Understanding the molecular mechanisms underlying the connections between genotype and phenotype in human is one of the most important biological questions.By integrating genomic and genetic information to constructing network models, we demonstrate that potential gene regulatory mechanisms and key genes can be identified. We review multiple network algorithms that have been applied to discovering the key pathways linking the genetic and phenotype. Using two application examples, we show that novel hypotheses can be formed and experimentally validated to help us to better understand human complex diseases.

Introduction

A major goal in current biomedical research is to understand the mechanisms of various diseases to allow the development of novel or improved treatments.

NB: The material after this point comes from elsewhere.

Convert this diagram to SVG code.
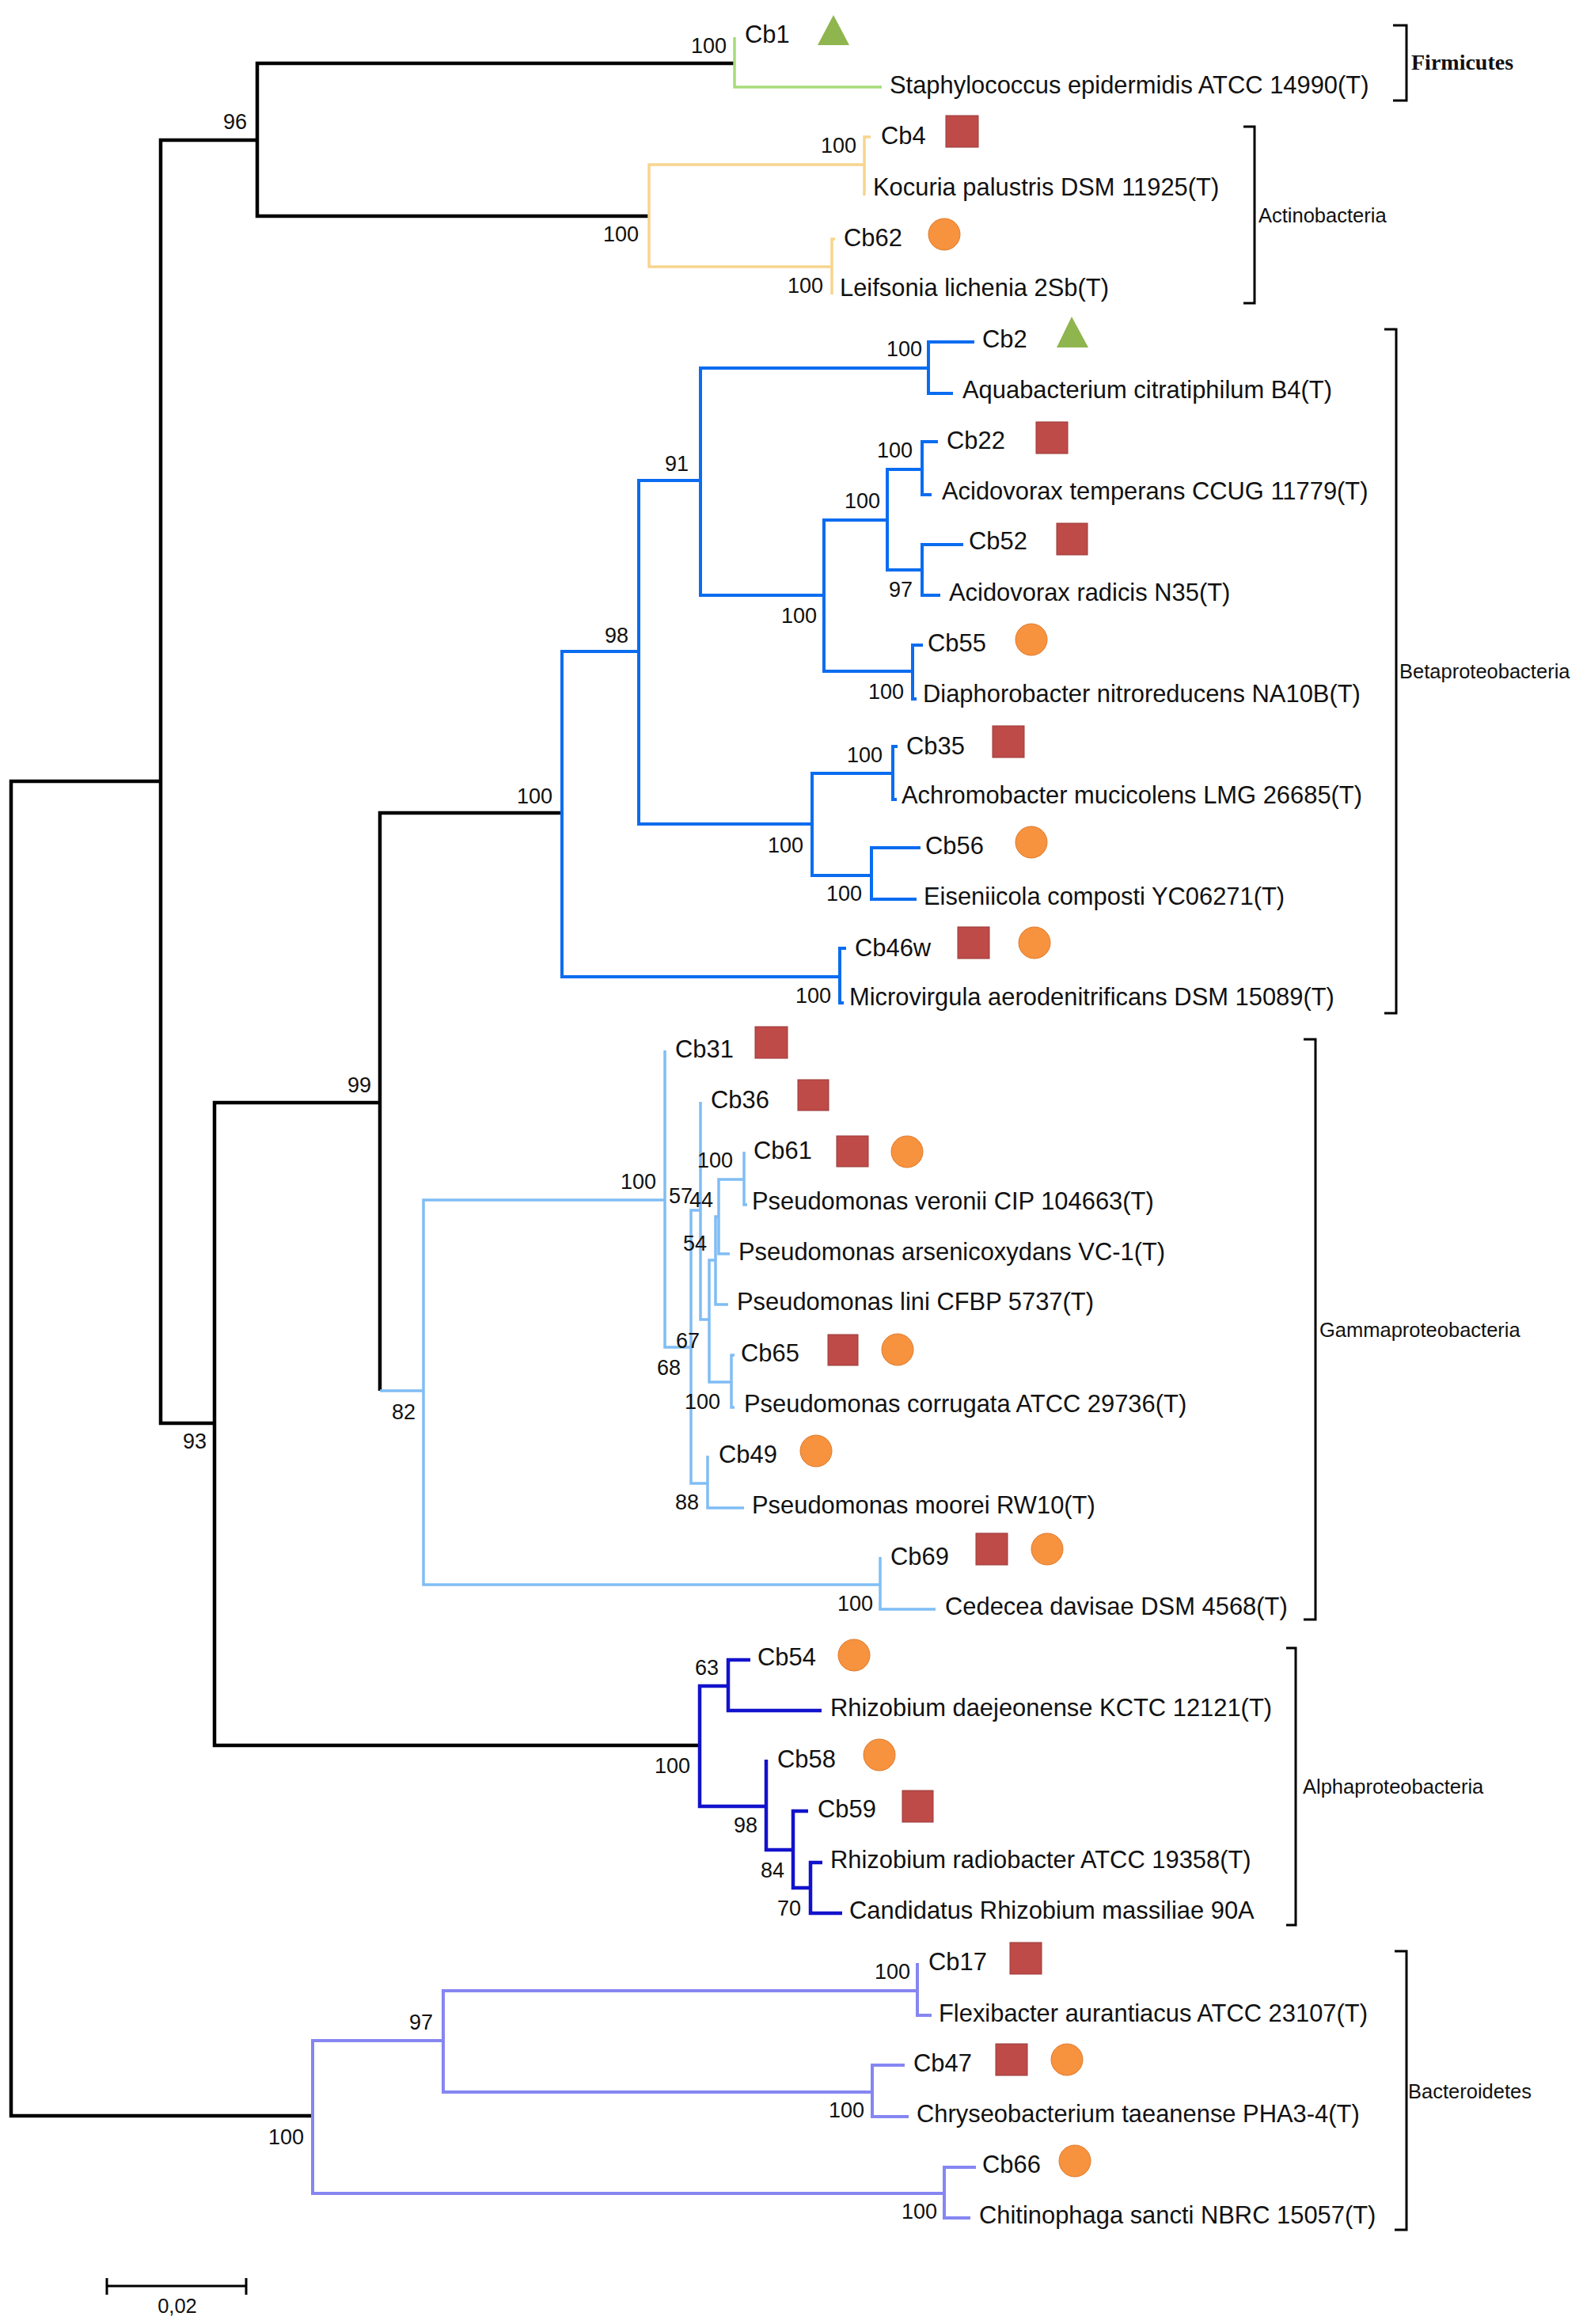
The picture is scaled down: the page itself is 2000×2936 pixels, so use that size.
<svg xmlns="http://www.w3.org/2000/svg" width="2000" height="2936" viewBox="0 0 2000 2936">
<style>
.t{font-family:"Liberation Sans",Arial,sans-serif;font-size:30.9px;fill:#111}
.b{font-family:"Liberation Sans",Arial,sans-serif;font-size:27px;fill:#111;text-anchor:end}
.c{font-family:"Liberation Sans",Arial,sans-serif;font-size:25.5px;fill:#111}
.f{font-family:"Liberation Serif","Times New Roman",serif;font-size:28px;font-weight:bold;fill:#111}
.e{fill:none;stroke-linejoin:miter;stroke-linecap:butt}
.k{stroke:#000;stroke-width:4.5}
.g{stroke:#A6DB7B;stroke-width:3.5}
.o{stroke:#F7D58E;stroke-width:3.5}
.bb{stroke:#0A6CF0;stroke-width:4}
.lb{stroke:#80BDF5;stroke-width:3.5}
.ab{stroke:#1212CC;stroke-width:4.5}
.vb{stroke:#8686F2;stroke-width:4}
.br{fill:none;stroke:#000;stroke-width:3}
.sq{fill:#BE4B48;stroke:#9a3a38;stroke-width:1}
.ci{fill:#F7923F;stroke:#e07a2a;stroke-width:1}
.tr{fill:#8FB54E}
</style>
<rect width="2000" height="2936" fill="#fff"/>
<g id="connectors">
  <!-- black backbone -->
  <path class="e k" d="M203,987 H14 V2673 H395"/>
  <path class="e k" d="M325,177 H203 V1798 H271"/>
  <path class="e k" d="M928,80 H325 V273 H820"/>
  <path class="e k" d="M480,1393 H271 V2205 H884"/>
  <path class="e k" d="M710,1027 H480 V1757"/>
  <!-- Firmicutes -->
  <path class="e g" d="M928,47 V110 H1114"/>
  <!-- Actinobacteria -->
  <path class="e o" d="M1092,208 H820 V337 H1051"/>
  <path class="e o" d="M1100,173 H1092 V247"/>
  <path class="e o" d="M1055,302 H1051 V372"/>
  <!-- Betaproteobacteria -->
  <path class="e bb" d="M807,823 H710 V1234 H1061"/>
  <path class="e bb" d="M885,607 H807 V1041 H1026"/>
  <path class="e bb" d="M1173,465 H885 V752 H1041"/>
  <path class="e bb" d="M1231,432 H1173 V497 H1204"/>
  <path class="e bb" d="M1121,657 H1041 V848 H1153"/>
  <path class="e bb" d="M1165,593 H1121 V720 H1165"/>
  <path class="e bb" d="M1185,558 H1165 V625 H1177"/>
  <path class="e bb" d="M1217,688 H1165 V752 H1188"/>
  <path class="e bb" d="M1166,815 H1153 V883 H1158"/>
  <path class="e bb" d="M1128,977 H1026 V1106 H1101"/>
  <path class="e bb" d="M1134,943 H1128 V1010 H1133"/>
  <path class="e bb" d="M1163,1071 H1101 V1136 H1158"/>
  <path class="e bb" d="M1069,1198 H1061 V1267 H1066"/>
  <!-- Gammaproteobacteria -->
  <path class="e lb" d="M480,1757 H535"/>
  <path class="e lb" d="M840,1516 H535 V2002 H1112"/>
  <path class="e lb" d="M840,1327 V1702 H873"/>
  <path class="e lb" d="M885,1529 H873 V1874 H894"/>
  <path class="e lb" d="M885,1392 V1667 H896"/>
  <path class="e lb" d="M904,1592 H896 V1746 H924"/>
  <path class="e lb" d="M908,1537 H904 V1648 H920"/>
  <path class="e lb" d="M940,1490 H908 V1584 H922"/>
  <path class="e lb" d="M940,1455 V1522 H944"/>
  <path class="e lb" d="M928,1712 H924 V1778 H928"/>
  <path class="e lb" d="M894,1839 V1905 H940"/>
  <path class="e lb" d="M1112,1967 V2033 H1182"/>
  <!-- Alphaproteobacteria -->
  <path class="e ab" d="M920,2130 H884 V2282 H968"/>
  <path class="e ab" d="M948,2097 H920 V2161 H1038"/>
  <path class="e ab" d="M968,2223 V2337 H1002"/>
  <path class="e ab" d="M1021,2288 H1002 V2385 H1024"/>
  <path class="e ab" d="M1039,2353 H1024 V2417 H1064"/>
  <!-- Bacteroidetes -->
  <path class="e vb" d="M560,2578 H395 V2771 H1193"/>
  <path class="e vb" d="M1159,2515 H560 V2643 H1102"/>
  <path class="e vb" d="M1159,2480 V2546 H1177"/>
  <path class="e vb" d="M1143,2609 H1102 V2674 H1148"/>
  <path class="e vb" d="M1233,2738 H1193 V2802 H1226"/>
</g>
<g id="bootstrap">
  <text class="b" x="918" y="67">100</text>
  <text class="b" x="312" y="163">96</text>
  <text class="b" x="807" y="305">100</text>
  <text class="b" x="1082" y="193">100</text>
  <text class="b" x="1040" y="370">100</text>
  <text class="b" x="1165" y="450">100</text>
  <text class="b" x="870" y="595">91</text>
  <text class="b" x="794" y="812">98</text>
  <text class="b" x="698" y="1015">100</text>
  <text class="b" x="1153" y="578">100</text>
  <text class="b" x="1112" y="642">100</text>
  <text class="b" x="1153" y="754">97</text>
  <text class="b" x="1032" y="787">100</text>
  <text class="b" x="1142" y="883">100</text>
  <text class="b" x="1115" y="963">100</text>
  <text class="b" x="1015" y="1077">100</text>
  <text class="b" x="1089" y="1138">100</text>
  <text class="b" x="1050" y="1267">100</text>
  <text class="b" x="469" y="1380">99</text>
  <text class="b" x="829" y="1502">100</text>
  <text class="b" x="875" y="1520">57</text>
  <text class="b" x="901" y="1525">44</text>
  <text class="b" x="893" y="1580">54</text>
  <text class="b" x="884" y="1703">67</text>
  <text class="b" x="860" y="1737">68</text>
  <text class="b" x="926" y="1475">100</text>
  <text class="b" x="910" y="1780">100</text>
  <text class="b" x="883" y="1907">88</text>
  <text class="b" x="525" y="1793">82</text>
  <text class="b" x="1103" y="2035">100</text>
  <text class="b" x="261" y="1830">93</text>
  <text class="b" x="872" y="2240">100</text>
  <text class="b" x="908" y="2116">63</text>
  <text class="b" x="957" y="2315">98</text>
  <text class="b" x="991" y="2372">84</text>
  <text class="b" x="1012" y="2420">70</text>
  <text class="b" x="384" y="2709">100</text>
  <text class="b" x="547" y="2564">97</text>
  <text class="b" x="1150" y="2500">100</text>
  <text class="b" x="1092" y="2675">100</text>
  <text class="b" x="1184" y="2803">100</text>
</g>
<g id="n-Cb1"><text class="t" x="941" y="54">Cb1</text><polygon class="tr" points="1053,19 1073,57 1033,57"/></g>
<g id="n-Staph"><text class="t" x="1124" y="118">Staphylococcus epidermidis ATCC 14990(T)</text></g>
<g id="n-Cb4"><text class="t" x="1113" y="182">Cb4</text><rect class="sq" x="1195" y="146" width="41" height="40"/></g>
<g id="n-Kocuria"><text class="t" x="1103" y="247">Kocuria palustris DSM 11925(T)</text></g>
<g id="n-Cb62"><text class="t" x="1066" y="311">Cb62</text><circle class="ci" cx="1193" cy="296" r="20"/></g>
<g id="n-Leifsonia"><text class="t" x="1061" y="374">Leifsonia lichenia 2Sb(T)</text></g>
<g id="n-Cb2"><text class="t" x="1241" y="439">Cb2</text><polygon class="tr" points="1354,400 1375,439 1335,439"/></g>
<g id="n-Aquabacterium"><text class="t" x="1216" y="503">Aquabacterium citratiphilum B4(T)</text></g>
<g id="n-Cb22"><text class="t" x="1196" y="567">Cb22</text><rect class="sq" x="1309" y="533" width="40" height="40"/></g>
<g id="n-Atemperans"><text class="t" x="1190" y="631">Acidovorax temperans CCUG 11779(T)</text></g>
<g id="n-Cb52"><text class="t" x="1224" y="694">Cb52</text><rect class="sq" x="1335" y="661" width="39" height="40"/></g>
<g id="n-Aradicis"><text class="t" x="1199" y="759">Acidovorax radicis N35(T)</text></g>
<g id="n-Cb55"><text class="t" x="1172" y="823">Cb55</text><circle class="ci" cx="1303" cy="808" r="20"/></g>
<g id="n-Diaphorobacter"><text class="t" x="1166" y="887">Diaphorobacter nitroreducens NA10B(T)</text></g>
<g id="n-Cb35"><text class="t" x="1145" y="953">Cb35</text><rect class="sq" x="1254" y="917" width="40" height="40"/></g>
<g id="n-Achromobacter"><text class="t" x="1139" y="1015">Achromobacter mucicolens LMG 26685(T)</text></g>
<g id="n-Cb56"><text class="t" x="1169" y="1079">Cb56</text><circle class="ci" cx="1303" cy="1064" r="20"/></g>
<g id="n-Eiseniicola"><text class="t" x="1167" y="1143">Eiseniicola composti YC06271(T)</text></g>
<g id="n-Cb46w"><text class="t" x="1080" y="1208">Cb46w</text><rect class="sq" x="1210" y="1171" width="40" height="40"/><circle class="ci" cx="1307" cy="1191" r="20"/></g>
<g id="n-Microvirgula"><text class="t" x="1073" y="1270">Microvirgula aerodenitrificans DSM 15089(T)</text></g>
<g id="n-Cb31"><text class="t" x="853" y="1336">Cb31</text><rect class="sq" x="954" y="1297" width="41" height="40"/></g>
<g id="n-Cb36"><text class="t" x="898" y="1400">Cb36</text><rect class="sq" x="1008" y="1364" width="39" height="39"/></g>
<g id="n-Cb61"><text class="t" x="952" y="1464">Cb61</text><rect class="sq" x="1057" y="1435" width="40" height="39"/><circle class="ci" cx="1146" cy="1455" r="20"/></g>
<g id="n-Pveronii"><text class="t" x="950" y="1528">Pseudomonas veronii CIP 104663(T)</text></g>
<g id="n-Parsenicoxydans"><text class="t" x="933" y="1592">Pseudomonas arsenicoxydans VC-1(T)</text></g>
<g id="n-Plini"><text class="t" x="931" y="1655">Pseudomonas lini CFBP 5737(T)</text></g>
<g id="n-Cb65"><text class="t" x="936" y="1720">Cb65</text><rect class="sq" x="1046" y="1686" width="38" height="39"/><circle class="ci" cx="1134" cy="1705" r="20"/></g>
<g id="n-Pcorrugata"><text class="t" x="940" y="1784">Pseudomonas corrugata ATCC 29736(T)</text></g>
<g id="n-Cb49"><text class="t" x="908" y="1848">Cb49</text><circle class="ci" cx="1031" cy="1833" r="20"/></g>
<g id="n-Pmoorei"><text class="t" x="950" y="1912">Pseudomonas moorei RW10(T)</text></g>
<g id="n-Cb69"><text class="t" x="1125" y="1977">Cb69</text><rect class="sq" x="1233" y="1937" width="40" height="40"/><circle class="ci" cx="1323" cy="1957" r="20"/></g>
<g id="n-Cedecea"><text class="t" x="1194" y="2040">Cedecea davisae DSM 4568(T)</text></g>
<g id="n-Cb54"><text class="t" x="957" y="2104">Cb54</text><circle class="ci" cx="1079" cy="2091" r="20"/></g>
<g id="n-Rdaejeonense"><text class="t" x="1049" y="2168">Rhizobium daejeonense KCTC 12121(T)</text></g>
<g id="n-Cb58"><text class="t" x="982" y="2233">Cb58</text><circle class="ci" cx="1111" cy="2217" r="20"/></g>
<g id="n-Cb59"><text class="t" x="1033" y="2296">Cb59</text><rect class="sq" x="1140" y="2262" width="39" height="40"/></g>
<g id="n-Rradiobacter"><text class="t" x="1049" y="2360">Rhizobium radiobacter ATCC 19358(T)</text></g>
<g id="n-Rmassiliae"><text class="t" x="1073" y="2424">Candidatus Rhizobium massiliae 90A</text></g>
<g id="n-Cb17"><text class="t" x="1173" y="2489">Cb17</text><rect class="sq" x="1276" y="2454" width="40" height="40"/></g>
<g id="n-Flexibacter"><text class="t" x="1186" y="2554">Flexibacter aurantiacus ATCC 23107(T)</text></g>
<g id="n-Cb47"><text class="t" x="1154" y="2617">Cb47</text><rect class="sq" x="1258" y="2582" width="40" height="40"/><circle class="ci" cx="1348" cy="2602" r="20"/></g>
<g id="n-Chryseobacterium"><text class="t" x="1158" y="2681">Chryseobacterium taeanense PHA3-4(T)</text></g>
<g id="n-Cb66"><text class="t" x="1241" y="2745">Cb66</text><circle class="ci" cx="1358" cy="2730" r="20"/></g>
<g id="n-Chitinophaga"><text class="t" x="1237" y="2809">Chitinophaga sancti NBRC 15057(T)</text></g>
<g id="clades">
  <path class="br" d="M1760,32 H1777 V127 H1760"/>
  <text class="f" x="1783" y="88">Firmicutes</text>
  <path class="br" d="M1571,160 H1585 V383 H1571"/>
  <text class="c" x="1590" y="281">Actinobacteria</text>
  <path class="br" d="M1749,416 H1764 V1280 H1749"/>
  <text class="c" x="1768" y="857">Betaproteobacteria</text>
  <path class="br" d="M1647,1313 H1662 V2046 H1647"/>
  <text class="c" x="1667" y="1689">Gammaproteobacteria</text>
  <path class="br" d="M1625,2082 H1637 V2432 H1625"/>
  <text class="c" x="1646" y="2266">Alphaproteobacteria</text>
  <path class="br" d="M1762,2465 H1777 V2817 H1762"/>
  <text class="c" x="1779" y="2651">Bacteroidetes</text>
</g>
<g id="scale">
  <path class="br" d="M135,2888 H311 M135,2878 V2899 M311,2878 V2899"/>
  <text class="c" x="224" y="2922" text-anchor="middle">0,02</text>
</g>
</svg>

For complex diseases (e.g., cancers, diabetes, and cardiovascular diseases), multiple genetic factors interact with environmental factors to determine the disease development and progression (Hunter, 2005; Schadt, 2009). With recent large efforts in genome-wide association studies (GWAS), thousands of genetic variants have been identified for the association with various disease phenotypes. However, for most of these variants, little is known of their mechanisms of causing disease. This poses a major challenge for complex disease research in the post-GWAS era. For variants in the protein coding region that lead to nonsynonymous changes, it is reasonable to suspect that disease phenotypes are the consequence of the aberrant changes from the corresponding proteins’ function. However, more than 80% of these single nucleotide polymorphisms (SNPs) are located in noncoding regions, most of them are likely to function through gene expression regulation (Schaub et al., 2012). This is supported by the findings that GWAS SNPs are enriched within DNase I hypersensitive (DHS) sites (Maurano et al., 2012) and more likely to be eQTL (expression quantitative trait locus) SNPs (Nicolae et al., 2010). With the advancement of high-throughput technologies to allow quantitatively measuring the whole transcriptome, studying the genetics of genome-wide gene expression regulation became possible and was first performed in yeast (Brem et al., 2002) and then quickly applied to other species like mouse and human (Cheung et al., 2003; Schadt et al., 2003).